Among the entries below, count the lines where the string "code" occurs, and give only the number.
---------- Entries ----------
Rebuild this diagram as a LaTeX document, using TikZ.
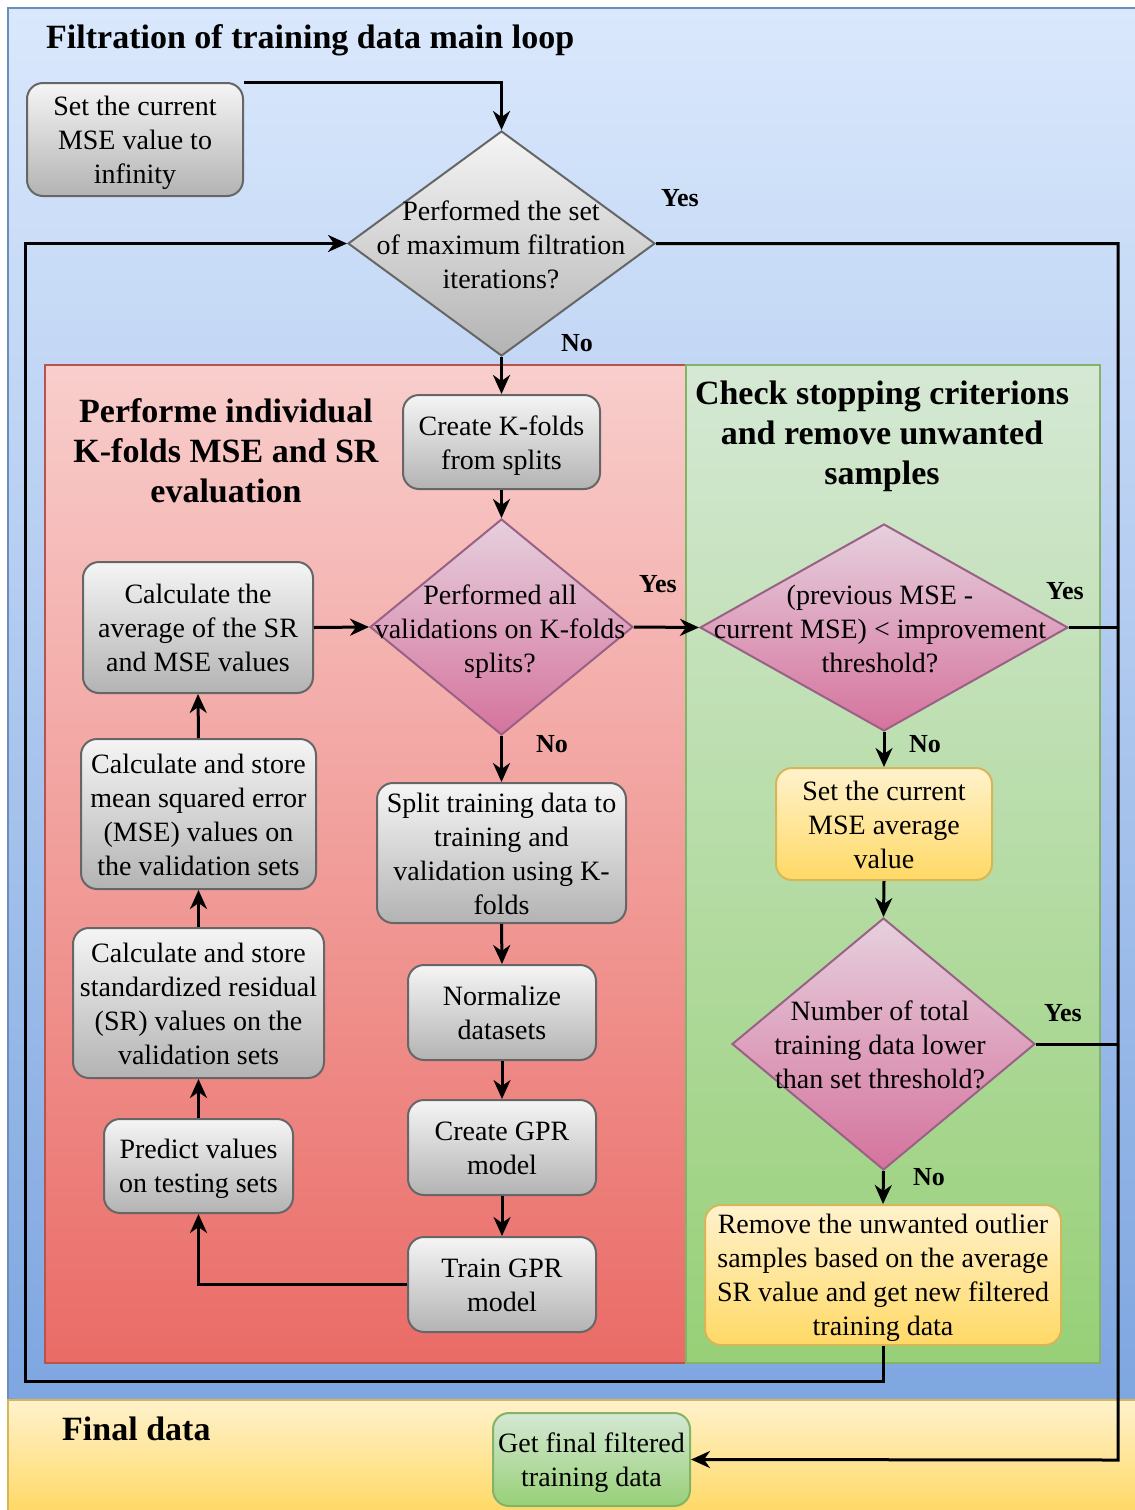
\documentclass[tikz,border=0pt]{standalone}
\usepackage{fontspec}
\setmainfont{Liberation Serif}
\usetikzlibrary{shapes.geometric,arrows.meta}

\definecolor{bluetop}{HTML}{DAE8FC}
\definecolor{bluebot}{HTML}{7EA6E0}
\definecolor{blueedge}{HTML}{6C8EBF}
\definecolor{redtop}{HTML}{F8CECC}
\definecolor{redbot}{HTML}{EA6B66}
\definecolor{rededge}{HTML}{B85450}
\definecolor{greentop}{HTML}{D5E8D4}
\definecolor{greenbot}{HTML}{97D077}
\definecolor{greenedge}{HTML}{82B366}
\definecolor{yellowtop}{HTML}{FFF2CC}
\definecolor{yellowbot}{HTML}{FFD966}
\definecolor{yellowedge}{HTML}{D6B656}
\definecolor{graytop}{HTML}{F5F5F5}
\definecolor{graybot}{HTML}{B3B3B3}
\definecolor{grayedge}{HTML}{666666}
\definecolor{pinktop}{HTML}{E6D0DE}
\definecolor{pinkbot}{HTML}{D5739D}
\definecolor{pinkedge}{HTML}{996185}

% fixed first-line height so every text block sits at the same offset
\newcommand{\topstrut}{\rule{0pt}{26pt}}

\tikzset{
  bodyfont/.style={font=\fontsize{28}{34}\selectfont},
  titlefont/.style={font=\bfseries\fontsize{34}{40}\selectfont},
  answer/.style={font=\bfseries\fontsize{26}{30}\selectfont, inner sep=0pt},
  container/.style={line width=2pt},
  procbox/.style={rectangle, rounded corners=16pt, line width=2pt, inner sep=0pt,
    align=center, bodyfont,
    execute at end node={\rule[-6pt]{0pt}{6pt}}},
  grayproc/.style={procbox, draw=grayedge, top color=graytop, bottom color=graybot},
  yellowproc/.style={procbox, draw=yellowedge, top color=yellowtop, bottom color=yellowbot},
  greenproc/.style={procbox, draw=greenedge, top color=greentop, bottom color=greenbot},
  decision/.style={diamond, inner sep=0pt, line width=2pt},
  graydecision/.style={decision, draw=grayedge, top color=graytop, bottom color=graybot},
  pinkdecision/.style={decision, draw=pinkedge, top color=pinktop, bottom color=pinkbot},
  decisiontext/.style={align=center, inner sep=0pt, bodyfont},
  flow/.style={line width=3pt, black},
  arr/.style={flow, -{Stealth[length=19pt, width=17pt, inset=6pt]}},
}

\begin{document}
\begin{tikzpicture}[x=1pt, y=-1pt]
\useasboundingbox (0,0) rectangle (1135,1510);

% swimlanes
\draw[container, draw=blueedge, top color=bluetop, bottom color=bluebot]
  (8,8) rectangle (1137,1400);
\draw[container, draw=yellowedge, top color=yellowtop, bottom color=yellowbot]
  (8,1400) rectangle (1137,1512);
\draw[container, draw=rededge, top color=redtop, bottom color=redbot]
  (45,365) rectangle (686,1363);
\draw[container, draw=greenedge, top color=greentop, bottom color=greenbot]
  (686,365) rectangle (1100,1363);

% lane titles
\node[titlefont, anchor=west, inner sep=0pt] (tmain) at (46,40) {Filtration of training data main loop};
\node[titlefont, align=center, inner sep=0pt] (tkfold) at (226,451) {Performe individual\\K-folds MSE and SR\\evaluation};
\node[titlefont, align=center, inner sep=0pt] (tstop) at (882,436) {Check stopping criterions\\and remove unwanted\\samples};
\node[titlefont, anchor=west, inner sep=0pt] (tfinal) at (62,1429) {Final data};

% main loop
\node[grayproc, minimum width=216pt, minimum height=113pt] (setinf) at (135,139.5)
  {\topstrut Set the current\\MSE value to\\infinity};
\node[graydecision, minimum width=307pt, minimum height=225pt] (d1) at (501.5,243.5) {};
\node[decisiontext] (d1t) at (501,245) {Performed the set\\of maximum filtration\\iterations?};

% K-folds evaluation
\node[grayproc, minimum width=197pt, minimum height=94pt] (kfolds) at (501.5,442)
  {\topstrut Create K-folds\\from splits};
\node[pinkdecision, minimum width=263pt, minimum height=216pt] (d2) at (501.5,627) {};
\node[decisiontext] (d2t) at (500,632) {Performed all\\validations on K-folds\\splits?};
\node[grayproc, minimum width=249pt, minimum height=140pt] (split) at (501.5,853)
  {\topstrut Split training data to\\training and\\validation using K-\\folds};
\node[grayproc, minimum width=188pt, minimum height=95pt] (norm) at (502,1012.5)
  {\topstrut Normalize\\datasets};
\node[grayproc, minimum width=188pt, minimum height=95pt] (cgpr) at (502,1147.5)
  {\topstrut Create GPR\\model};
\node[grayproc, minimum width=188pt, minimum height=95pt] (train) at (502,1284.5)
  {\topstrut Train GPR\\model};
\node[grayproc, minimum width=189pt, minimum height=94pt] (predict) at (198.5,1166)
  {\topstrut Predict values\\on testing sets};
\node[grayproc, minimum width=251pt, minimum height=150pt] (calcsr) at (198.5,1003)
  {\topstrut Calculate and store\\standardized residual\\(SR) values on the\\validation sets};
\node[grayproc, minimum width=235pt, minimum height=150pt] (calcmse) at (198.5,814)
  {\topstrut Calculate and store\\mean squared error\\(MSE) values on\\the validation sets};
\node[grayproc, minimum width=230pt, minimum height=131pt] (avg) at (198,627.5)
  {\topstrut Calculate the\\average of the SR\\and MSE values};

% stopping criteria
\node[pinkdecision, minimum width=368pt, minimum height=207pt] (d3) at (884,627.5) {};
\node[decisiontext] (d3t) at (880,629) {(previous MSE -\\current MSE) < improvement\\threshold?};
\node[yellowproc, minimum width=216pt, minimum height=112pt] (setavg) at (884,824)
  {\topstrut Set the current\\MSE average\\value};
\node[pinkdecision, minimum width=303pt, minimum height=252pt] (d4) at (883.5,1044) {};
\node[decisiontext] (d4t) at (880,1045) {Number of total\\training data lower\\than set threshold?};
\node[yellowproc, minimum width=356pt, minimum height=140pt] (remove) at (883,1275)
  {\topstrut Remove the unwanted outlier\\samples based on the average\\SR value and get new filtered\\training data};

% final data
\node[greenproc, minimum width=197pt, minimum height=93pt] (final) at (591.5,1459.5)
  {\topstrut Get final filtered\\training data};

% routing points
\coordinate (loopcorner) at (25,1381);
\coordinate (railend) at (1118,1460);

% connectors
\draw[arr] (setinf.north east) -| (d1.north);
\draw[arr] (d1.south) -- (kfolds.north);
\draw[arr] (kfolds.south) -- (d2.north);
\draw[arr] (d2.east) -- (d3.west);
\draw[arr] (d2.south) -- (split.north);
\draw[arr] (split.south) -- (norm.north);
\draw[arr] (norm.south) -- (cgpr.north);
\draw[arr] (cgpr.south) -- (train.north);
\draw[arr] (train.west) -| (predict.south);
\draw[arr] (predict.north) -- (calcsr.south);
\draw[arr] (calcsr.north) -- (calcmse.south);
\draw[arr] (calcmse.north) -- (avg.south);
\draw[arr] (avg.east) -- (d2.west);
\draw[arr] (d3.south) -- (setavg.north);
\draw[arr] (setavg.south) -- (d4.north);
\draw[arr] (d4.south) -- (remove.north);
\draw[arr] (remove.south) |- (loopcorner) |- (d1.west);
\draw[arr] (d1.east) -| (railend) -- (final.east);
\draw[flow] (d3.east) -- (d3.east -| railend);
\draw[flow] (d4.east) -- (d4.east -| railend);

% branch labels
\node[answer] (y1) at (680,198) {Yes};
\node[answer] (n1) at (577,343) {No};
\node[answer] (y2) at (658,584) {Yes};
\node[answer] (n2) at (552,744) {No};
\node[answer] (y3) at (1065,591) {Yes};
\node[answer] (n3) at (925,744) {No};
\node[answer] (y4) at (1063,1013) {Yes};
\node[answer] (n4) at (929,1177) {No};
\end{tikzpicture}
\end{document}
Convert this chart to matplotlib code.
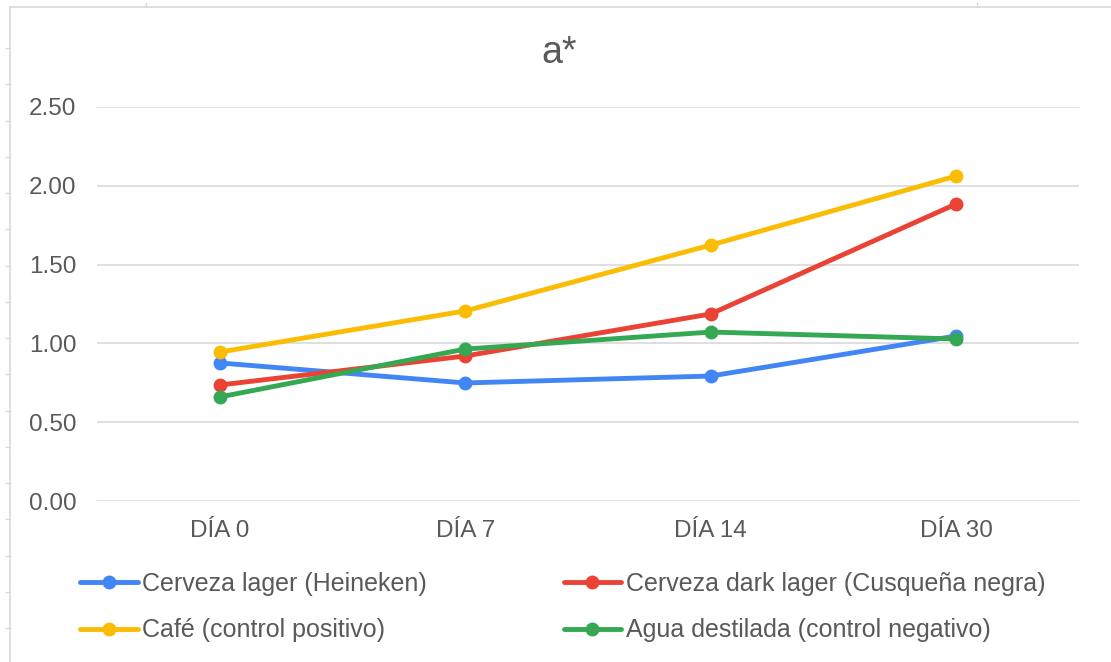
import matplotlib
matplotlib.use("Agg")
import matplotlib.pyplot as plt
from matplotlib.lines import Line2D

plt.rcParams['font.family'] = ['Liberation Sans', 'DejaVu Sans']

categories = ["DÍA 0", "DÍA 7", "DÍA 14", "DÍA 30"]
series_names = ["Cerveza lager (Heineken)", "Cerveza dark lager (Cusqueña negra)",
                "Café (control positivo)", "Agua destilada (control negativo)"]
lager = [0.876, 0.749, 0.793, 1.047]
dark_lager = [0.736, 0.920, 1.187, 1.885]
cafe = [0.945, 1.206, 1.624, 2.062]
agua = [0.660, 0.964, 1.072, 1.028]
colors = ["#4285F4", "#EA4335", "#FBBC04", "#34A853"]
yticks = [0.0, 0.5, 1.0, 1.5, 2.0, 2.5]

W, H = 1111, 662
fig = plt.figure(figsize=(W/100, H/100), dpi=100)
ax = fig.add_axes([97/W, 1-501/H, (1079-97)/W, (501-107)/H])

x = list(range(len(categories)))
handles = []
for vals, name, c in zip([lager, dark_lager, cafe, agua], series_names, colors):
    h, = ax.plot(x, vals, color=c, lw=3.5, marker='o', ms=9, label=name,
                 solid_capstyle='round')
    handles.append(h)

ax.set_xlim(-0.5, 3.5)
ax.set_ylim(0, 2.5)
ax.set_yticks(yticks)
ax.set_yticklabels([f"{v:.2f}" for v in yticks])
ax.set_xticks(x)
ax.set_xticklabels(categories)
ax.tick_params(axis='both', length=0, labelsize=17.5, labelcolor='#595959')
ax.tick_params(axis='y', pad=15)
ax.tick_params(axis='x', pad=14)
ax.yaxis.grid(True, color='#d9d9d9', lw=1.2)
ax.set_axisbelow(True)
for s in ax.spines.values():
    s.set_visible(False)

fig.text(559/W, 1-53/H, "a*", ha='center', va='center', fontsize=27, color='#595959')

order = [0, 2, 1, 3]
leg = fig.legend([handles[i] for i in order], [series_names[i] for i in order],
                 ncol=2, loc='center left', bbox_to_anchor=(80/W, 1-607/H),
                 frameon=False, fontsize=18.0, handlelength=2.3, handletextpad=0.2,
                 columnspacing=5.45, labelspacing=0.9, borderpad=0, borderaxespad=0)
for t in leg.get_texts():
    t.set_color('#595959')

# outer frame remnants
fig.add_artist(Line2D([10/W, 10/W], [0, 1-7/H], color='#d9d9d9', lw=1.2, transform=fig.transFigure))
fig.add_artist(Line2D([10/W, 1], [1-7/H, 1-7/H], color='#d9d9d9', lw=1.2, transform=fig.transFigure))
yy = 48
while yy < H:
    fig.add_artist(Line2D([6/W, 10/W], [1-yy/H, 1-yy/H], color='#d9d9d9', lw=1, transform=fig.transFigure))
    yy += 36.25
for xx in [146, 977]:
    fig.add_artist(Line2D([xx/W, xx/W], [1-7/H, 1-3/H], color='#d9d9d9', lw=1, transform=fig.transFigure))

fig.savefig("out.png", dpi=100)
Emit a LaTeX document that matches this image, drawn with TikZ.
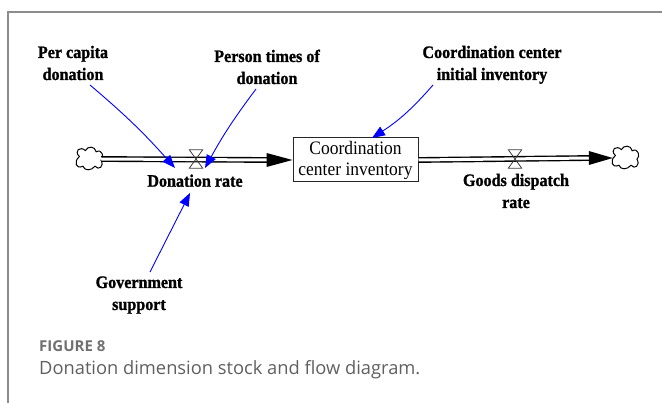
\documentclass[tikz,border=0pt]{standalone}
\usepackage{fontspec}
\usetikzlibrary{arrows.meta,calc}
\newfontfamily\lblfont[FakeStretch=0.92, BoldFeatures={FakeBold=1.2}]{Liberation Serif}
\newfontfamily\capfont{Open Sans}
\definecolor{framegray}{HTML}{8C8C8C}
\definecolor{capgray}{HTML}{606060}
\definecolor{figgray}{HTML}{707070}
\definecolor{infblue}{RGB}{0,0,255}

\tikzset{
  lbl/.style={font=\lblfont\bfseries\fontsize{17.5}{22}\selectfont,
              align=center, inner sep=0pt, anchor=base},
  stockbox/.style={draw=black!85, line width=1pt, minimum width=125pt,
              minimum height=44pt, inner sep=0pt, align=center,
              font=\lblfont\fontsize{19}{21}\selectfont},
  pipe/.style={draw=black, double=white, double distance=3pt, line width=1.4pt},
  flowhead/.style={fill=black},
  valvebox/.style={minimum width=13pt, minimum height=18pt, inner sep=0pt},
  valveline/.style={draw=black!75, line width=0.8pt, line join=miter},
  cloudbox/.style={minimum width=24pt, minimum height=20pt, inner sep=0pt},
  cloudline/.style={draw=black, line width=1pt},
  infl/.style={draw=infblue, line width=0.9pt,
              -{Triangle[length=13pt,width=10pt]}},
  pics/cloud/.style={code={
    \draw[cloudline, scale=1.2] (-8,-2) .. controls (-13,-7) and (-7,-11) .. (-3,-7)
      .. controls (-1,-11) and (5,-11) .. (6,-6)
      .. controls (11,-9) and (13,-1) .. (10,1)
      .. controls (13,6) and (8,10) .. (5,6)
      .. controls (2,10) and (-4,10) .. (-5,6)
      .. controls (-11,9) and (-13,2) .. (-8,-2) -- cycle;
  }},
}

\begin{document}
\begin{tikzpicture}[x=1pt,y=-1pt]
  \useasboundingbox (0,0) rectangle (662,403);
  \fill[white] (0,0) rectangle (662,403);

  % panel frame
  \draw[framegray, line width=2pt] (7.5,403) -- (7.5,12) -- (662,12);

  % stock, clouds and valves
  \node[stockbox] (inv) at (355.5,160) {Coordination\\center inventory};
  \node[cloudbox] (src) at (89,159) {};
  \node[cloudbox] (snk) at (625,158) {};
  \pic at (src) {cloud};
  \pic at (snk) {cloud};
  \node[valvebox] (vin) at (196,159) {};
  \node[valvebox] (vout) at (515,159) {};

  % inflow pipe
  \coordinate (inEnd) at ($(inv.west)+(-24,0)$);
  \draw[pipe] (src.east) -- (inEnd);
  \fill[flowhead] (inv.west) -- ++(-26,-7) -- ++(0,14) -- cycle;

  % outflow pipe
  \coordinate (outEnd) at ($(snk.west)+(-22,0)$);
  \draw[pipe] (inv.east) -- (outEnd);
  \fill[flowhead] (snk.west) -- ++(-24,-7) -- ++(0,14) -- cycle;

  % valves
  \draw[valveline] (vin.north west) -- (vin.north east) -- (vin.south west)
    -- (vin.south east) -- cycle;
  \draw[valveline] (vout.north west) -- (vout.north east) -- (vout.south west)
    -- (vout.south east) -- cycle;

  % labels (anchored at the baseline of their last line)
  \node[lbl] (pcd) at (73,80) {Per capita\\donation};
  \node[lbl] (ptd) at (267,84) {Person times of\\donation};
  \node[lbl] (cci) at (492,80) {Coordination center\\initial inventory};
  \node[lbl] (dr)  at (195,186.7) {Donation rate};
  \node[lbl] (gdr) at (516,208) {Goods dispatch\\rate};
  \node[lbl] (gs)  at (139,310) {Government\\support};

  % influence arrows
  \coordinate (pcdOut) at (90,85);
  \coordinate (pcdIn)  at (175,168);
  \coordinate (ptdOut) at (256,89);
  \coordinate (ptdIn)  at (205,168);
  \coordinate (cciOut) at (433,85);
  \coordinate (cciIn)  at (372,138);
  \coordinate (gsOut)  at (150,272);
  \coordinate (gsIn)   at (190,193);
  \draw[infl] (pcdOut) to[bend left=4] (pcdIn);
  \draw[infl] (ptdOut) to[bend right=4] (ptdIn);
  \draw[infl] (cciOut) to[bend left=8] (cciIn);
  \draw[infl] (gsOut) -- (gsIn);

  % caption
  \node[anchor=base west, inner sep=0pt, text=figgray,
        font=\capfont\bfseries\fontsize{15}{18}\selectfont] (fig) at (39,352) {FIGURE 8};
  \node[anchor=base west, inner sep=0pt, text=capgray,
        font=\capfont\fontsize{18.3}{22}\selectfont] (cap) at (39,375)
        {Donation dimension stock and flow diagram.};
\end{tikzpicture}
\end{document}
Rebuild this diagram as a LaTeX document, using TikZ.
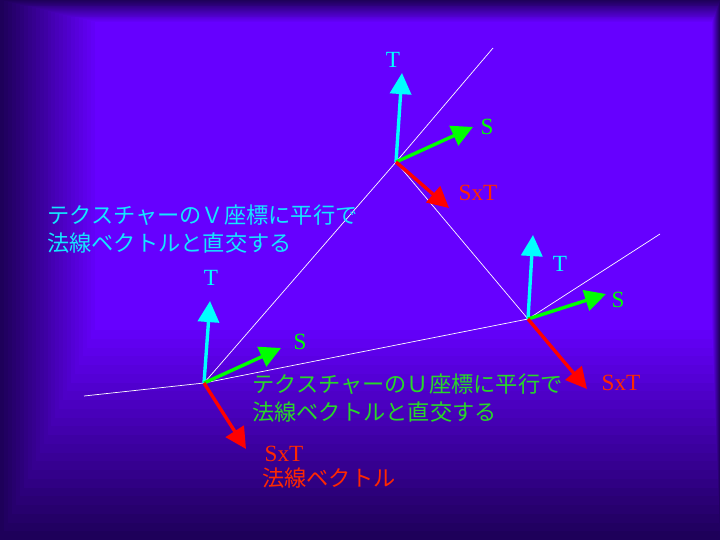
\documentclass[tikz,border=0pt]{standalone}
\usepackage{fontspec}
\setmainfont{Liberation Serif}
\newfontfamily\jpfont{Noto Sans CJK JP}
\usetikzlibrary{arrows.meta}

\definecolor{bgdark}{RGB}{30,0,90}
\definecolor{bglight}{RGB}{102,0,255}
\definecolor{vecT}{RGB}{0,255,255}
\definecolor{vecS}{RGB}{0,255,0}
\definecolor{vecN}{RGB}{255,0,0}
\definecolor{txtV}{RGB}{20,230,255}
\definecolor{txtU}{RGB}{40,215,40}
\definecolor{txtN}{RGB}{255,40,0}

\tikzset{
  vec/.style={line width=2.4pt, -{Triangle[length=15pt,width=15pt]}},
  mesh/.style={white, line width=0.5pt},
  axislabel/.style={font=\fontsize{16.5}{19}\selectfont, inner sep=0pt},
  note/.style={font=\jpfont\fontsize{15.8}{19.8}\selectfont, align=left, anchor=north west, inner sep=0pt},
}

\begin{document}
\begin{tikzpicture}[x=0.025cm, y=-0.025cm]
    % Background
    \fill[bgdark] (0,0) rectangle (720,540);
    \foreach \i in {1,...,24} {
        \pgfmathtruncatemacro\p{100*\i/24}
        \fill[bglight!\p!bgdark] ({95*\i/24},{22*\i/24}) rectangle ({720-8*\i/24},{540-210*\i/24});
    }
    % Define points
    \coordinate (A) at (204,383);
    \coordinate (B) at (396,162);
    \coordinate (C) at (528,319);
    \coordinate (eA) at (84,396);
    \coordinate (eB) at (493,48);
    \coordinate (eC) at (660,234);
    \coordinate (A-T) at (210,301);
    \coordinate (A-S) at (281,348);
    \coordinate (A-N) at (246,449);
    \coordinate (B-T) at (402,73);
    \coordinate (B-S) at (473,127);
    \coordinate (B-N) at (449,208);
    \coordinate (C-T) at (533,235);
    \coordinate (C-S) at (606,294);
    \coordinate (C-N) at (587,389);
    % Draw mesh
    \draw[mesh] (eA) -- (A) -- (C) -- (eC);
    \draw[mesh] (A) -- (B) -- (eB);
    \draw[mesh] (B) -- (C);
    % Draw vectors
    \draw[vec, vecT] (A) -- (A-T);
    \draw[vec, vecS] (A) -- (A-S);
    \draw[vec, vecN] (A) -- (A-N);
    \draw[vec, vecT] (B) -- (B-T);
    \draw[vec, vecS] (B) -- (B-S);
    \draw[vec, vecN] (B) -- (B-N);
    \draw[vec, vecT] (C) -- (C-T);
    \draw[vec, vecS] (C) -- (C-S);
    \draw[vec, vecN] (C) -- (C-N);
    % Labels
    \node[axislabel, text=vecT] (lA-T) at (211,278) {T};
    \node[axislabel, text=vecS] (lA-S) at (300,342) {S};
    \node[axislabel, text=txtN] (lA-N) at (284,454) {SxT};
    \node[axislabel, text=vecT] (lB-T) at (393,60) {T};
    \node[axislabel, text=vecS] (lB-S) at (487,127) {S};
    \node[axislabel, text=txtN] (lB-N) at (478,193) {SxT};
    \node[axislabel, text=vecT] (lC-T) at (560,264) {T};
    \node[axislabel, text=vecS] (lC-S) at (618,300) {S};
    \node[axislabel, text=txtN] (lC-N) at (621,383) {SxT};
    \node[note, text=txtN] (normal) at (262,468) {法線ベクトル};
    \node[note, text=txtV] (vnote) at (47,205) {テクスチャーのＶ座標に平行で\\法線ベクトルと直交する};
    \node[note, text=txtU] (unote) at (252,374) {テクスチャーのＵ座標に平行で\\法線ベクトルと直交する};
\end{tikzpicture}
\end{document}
----------
Expected answer: 2